Now GM's OnStar is inviting students at Carnegie Mellon University to take a crack at designing the company's next vehicle voice-enabled app.
"This is a unique and rare opportunity for CMU students to enhance a technology that is both leading edge, yet already mainstream," said Jim Osborn, executive director and a co-founder of the Quality of Life Technology Center (QoLT).
He added, "OnStar's huge installed base means the students' results could benefit millions of people very soon."
Based on CMU's reputation for creative problem-solving in technology and business, the university is one of just five selected for the competition.
In the 2011 OnStar Student Developer Challenge, students will compete for prizes for the most original and compelling vehicle voice-enabled application using OnStar vehicle data.
They'll create their entries using OnStar's unique data model and the QuickFuse Voice Application building platform. Deadline for submissions: March 11 at 11:59 p.m. EST.
Guidelines for development?
- The app should connect the driver to friends, other drivers, social networks and websites.
- It should improve the driving experience by informing the driver of traffic flow, car maintenance issues and "green" use.
- And if it helps the driver plan travel or increase productivity, that would be good, too.

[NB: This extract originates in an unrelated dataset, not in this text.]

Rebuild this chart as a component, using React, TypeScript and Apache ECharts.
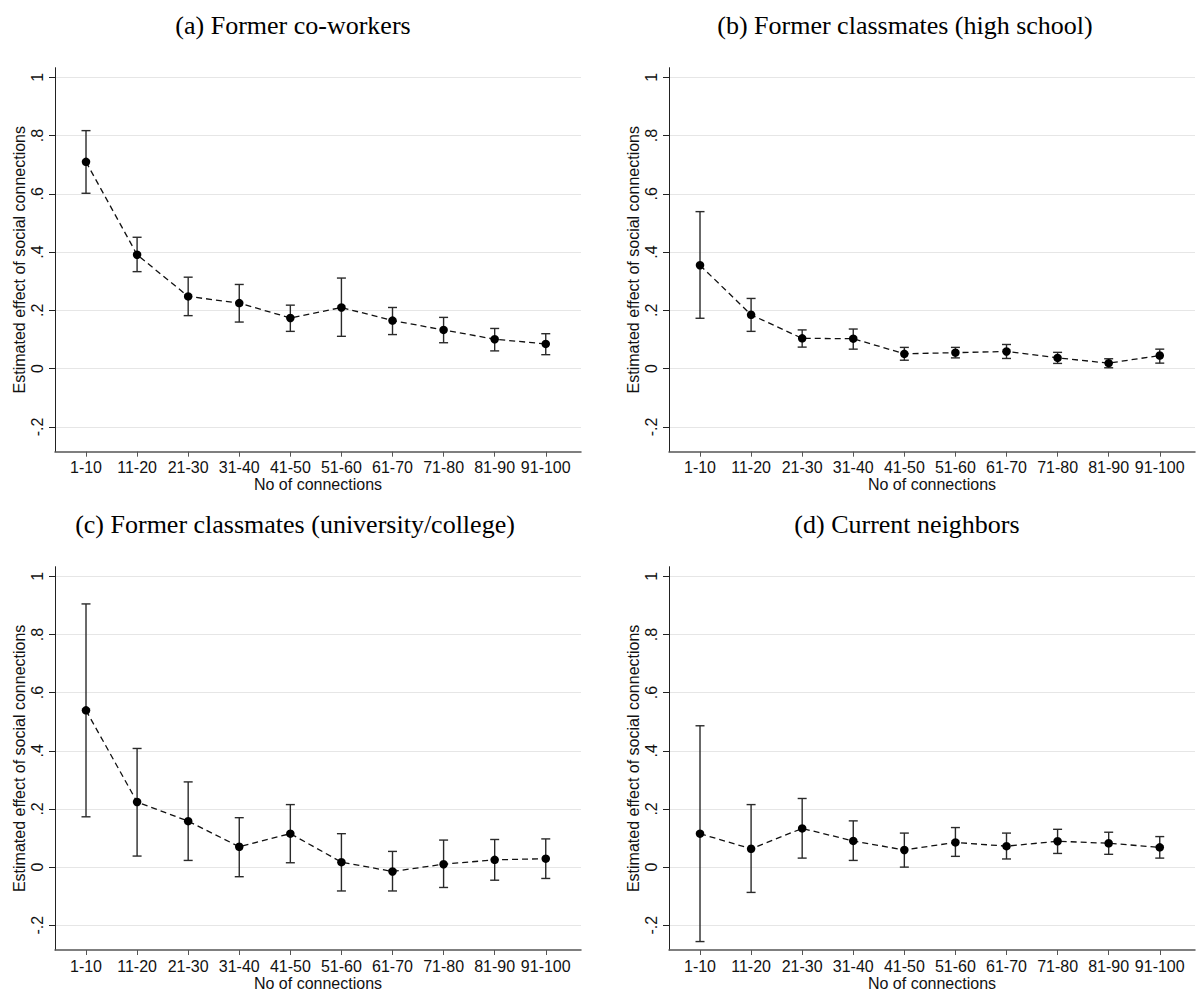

Student-created apps will be judged on safety, minimal distraction, originality, integration, user experience and whether it's something people would want to use.
OnStar will select six semi-finalists, who will win an all-expenses-paid trip and a chance to win the Grand Prize at O'Reilly's Where 2.0 Conference.
Where 2.0 is recognized as the premiere showcase for trends and technologies in location-aware apps, platforms and hardware.
In related news, CMU's Ed Schlesinger will receive a $70,000 scholarship grant from the GM Foundation to support outstanding student research and studies at the university's top-ranked College of Engineering.
And students from CMU's Collaborative Lab recently got to meet top engineers responsible for the design of the Chevrolet Volt electric car.